At first, Kaufman bathes the family in natural seaside light. As noon approaches, the glare is bounded with dark shadows. Inside, the depth of field is so short that the figures look like white paper dolls against the interiors of their shabby Victorian. One detail: the railings and banisters behind the Tyrones are unnaturally high and close-set; we are watching a cage match. The next-to-last shot has been duplicated many times: a pullback that leaves the central figures shipwrecked, far away in a soundless sea of black. Writing about it later, Lumet recalled the shot and the fadeout. What he didn't write about is the shock of the subsequent close-up that yanks the viewer back to the Tyrone's table, so that the film actually ends with the sound of Hepburn's final soft words. The juxtaposition of darkness and sudden grace is astonishing.

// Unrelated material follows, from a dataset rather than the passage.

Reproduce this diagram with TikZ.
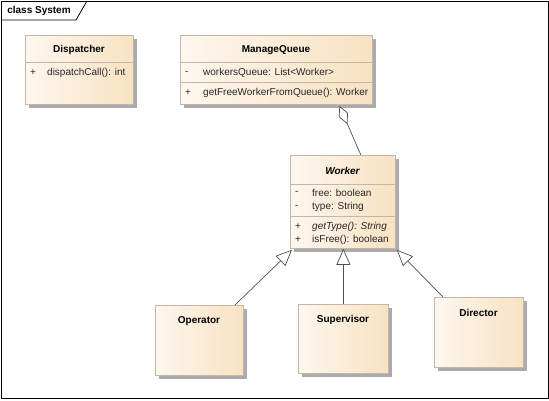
\documentclass[tikz,border=0pt]{standalone}
\usepackage{fontspec}
\setmainfont{Liberation Sans}
\usetikzlibrary{arrows.meta,shadows,calc}

\definecolor{boxlight}{HTML}{FDF7EE}
\definecolor{boxdark}{HTML}{F8E2C2}
\definecolor{boxedge}{HTML}{C2B8A8}
\definecolor{shadowgray}{HTML}{ABABAB}
\definecolor{linegray}{HTML}{505050}
\definecolor{textgray}{HTML}{262626}

\begin{document}
\begin{tikzpicture}[x=1pt,y=-1pt,
  every node/.style={font=\fontsize{10}{12}\selectfont, inner sep=0pt, text=textgray},
  umlbox/.style={draw=boxedge, line width=0.8pt, left color=boxlight, right color=boxdark,
    anchor=north west, inner sep=0pt,
    drop shadow={shadow xshift=3.5pt, shadow yshift=-3.5pt, fill=shadowgray, opacity=1}},
  sepline/.style={draw=boxedge, line width=0.8pt},
  title/.style={font=\fontsize{10}{12}\selectfont\bfseries, text=black},
  member/.style={anchor=west},
  gen/.style={draw=linegray, line width=0.7pt, -{Triangle[open, length=16pt, width=14pt, fill=white]}},
  agg/.style={draw=linegray, line width=0.7pt, -{Diamond[open, length=20pt, width=10pt, fill=white]}}
]
\useasboundingbox (0,0) rectangle (549,400);

% diagram frame with its name tab
\draw[black, line width=0.8pt] (1,1) rectangle (548,398);
\draw[black, line width=0.8pt] (1,20) -- (76,20) -- (87,1);
\node[title] (frametitle) at (39,11) {class System};

% Dispatcher
\node[umlbox, minimum width=108pt, minimum height=69pt] (disp) at (25,35) {};
\draw[sepline] ($(disp.north west)+(0,27)$) -- ($(disp.north east)+(0,27)$);
\node[title] (disptitle) at (79,50) {Dispatcher};
\node[member] (dispvis) at (30,73) {+};
\node[member] (dispop) at (47,73) {dispatchCall(): int};

% ManageQueue
\node[umlbox, minimum width=192pt, minimum height=69pt] (mq) at (180,35) {};
\draw[sepline] ($(mq.north west)+(0,27)$) -- ($(mq.north east)+(0,27)$);
\draw[sepline] ($(mq.north west)+(0,47)$) -- ($(mq.north east)+(0,47)$);
\node[title] (mqtitle) at (276,50) {ManageQueue};
\node[member] (mqvisa) at (185,73) {-};
\node[member] (mqattr) at (203,73) {workersQueue: List<Worker>};
\node[member] (mqvisb) at (185,93) {+};
\node[member] (mqop) at (203,93) {getFreeWorkerFromQueue(): Worker};

% Worker
\node[umlbox, minimum width=105pt, minimum height=93pt] (worker) at (290,155) {};
\draw[sepline] ($(worker.north west)+(0,29)$) -- ($(worker.north east)+(0,29)$);
\draw[sepline] ($(worker.north west)+(0,61)$) -- ($(worker.north east)+(0,61)$);
\node[title, font=\fontsize{10}{12}\selectfont\bfseries\itshape] (wtitle) at (342.5,171) {Worker};
\node[member] (wvisa) at (295,193) {-};
\node[member] (wattra) at (312,193) {free: boolean};
\node[member] (wvisb) at (295,207) {-};
\node[member] (wattrb) at (312,207) {type: String};
\node[member] (wvisc) at (295,227) {+};
\node[member] (wopa) at (312,227) {\itshape getType(): String};
\node[member] (wvisd) at (295,240) {+};
\node[member] (wopb) at (312,240) {isFree(): boolean};

% subclasses
\node[umlbox, minimum width=88pt, minimum height=70pt] (oper) at (155,305) {};
\node[title] (opertitle) at (199,321) {Operator};
\node[umlbox, minimum width=90pt, minimum height=69pt] (sup) at (298,304) {};
\node[title] (suptitle) at (343,320) {Supervisor};
\node[umlbox, minimum width=89pt, minimum height=70pt] (dir) at (434,297) {};
\node[title] (dirtitle) at (478.5,313) {Director};

% aggregation: ManageQueue holds Workers
\coordinate (aggstart) at ($(worker.north)+(18,0)$);
\coordinate (aggend) at ($(mq.south)+(63,1)$);
\draw[agg] (aggstart) -- (aggend);

% generalizations to Worker
\coordinate (opstart) at ($(oper.north west)+(80,0)$);
\coordinate (optip) at ($(worker.south west)+(2,1)$);
\draw[gen] (opstart) -- (optip);
\draw[gen] (sup.north) -- (sup.north |- worker.south);
\coordinate (dirstart) at ($(dir.north west)+(9,0)$);
\coordinate (dirtip) at ($(worker.south east)+(1,1)$);
\draw[gen] (dirstart) -- (dirtip);
\end{tikzpicture}
\end{document}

But how sane is Tyrone matriarch Mary, even in the morning? The freckled skin is too tight, twitching as Mary's veins are beginning to insist on a snack. Her equine friskiness comes across as slightly frightful. She is a horse you wouldn't go near, for fear of its hooves and its teeth. As the evening grows, as she floats on her cloud of morphine, she is still not at peace. She harps upon the loss of God and her life in the cloister. Her spouse, James Tyrone (Ralph Richardson), enjoys what is today called denial. He is a stuffed-shirt hack actor who prostituted himself into a very small fortune. Their eldest son, who despises his father's self-satisfaction is the hopeless drunk James Jr. (Jason Robards). Jamie's one triumph in life was making his sickly brother, Edmund (Dean Stockwell), his disciple, ruining the boy's health and his hopes.
One can nibble on a few corners of this production. The score by Andre Previn is 15 minutes of dissonant solo piano, and that's about 15 minutes too much. And at first, the acting styles don't seem to converge. Richardson excelled in playing covert and delusional little men, and he has the perfect pasteboard theatricalism for the part, but once you've heard that Hepburn wanted Spencer Tracy for the role, it's hard to get the vision out of your head. It would have been the finest moment of the Tracy-Hepburn partnership. Tragedy is a hard sell, but it's only failed tragedy that's depressing. Long Day's Journey Into Night is the kind of detailed tragedy that serves as a mirror. In varying angles, one views the way it was, maybe as it was in your own life—the way it might have been, and the way it might have been so much worse.
Long Day's Journey Into Night plays June 20–21 at 7:30pm at the Stanford Theatre in Palo Alto.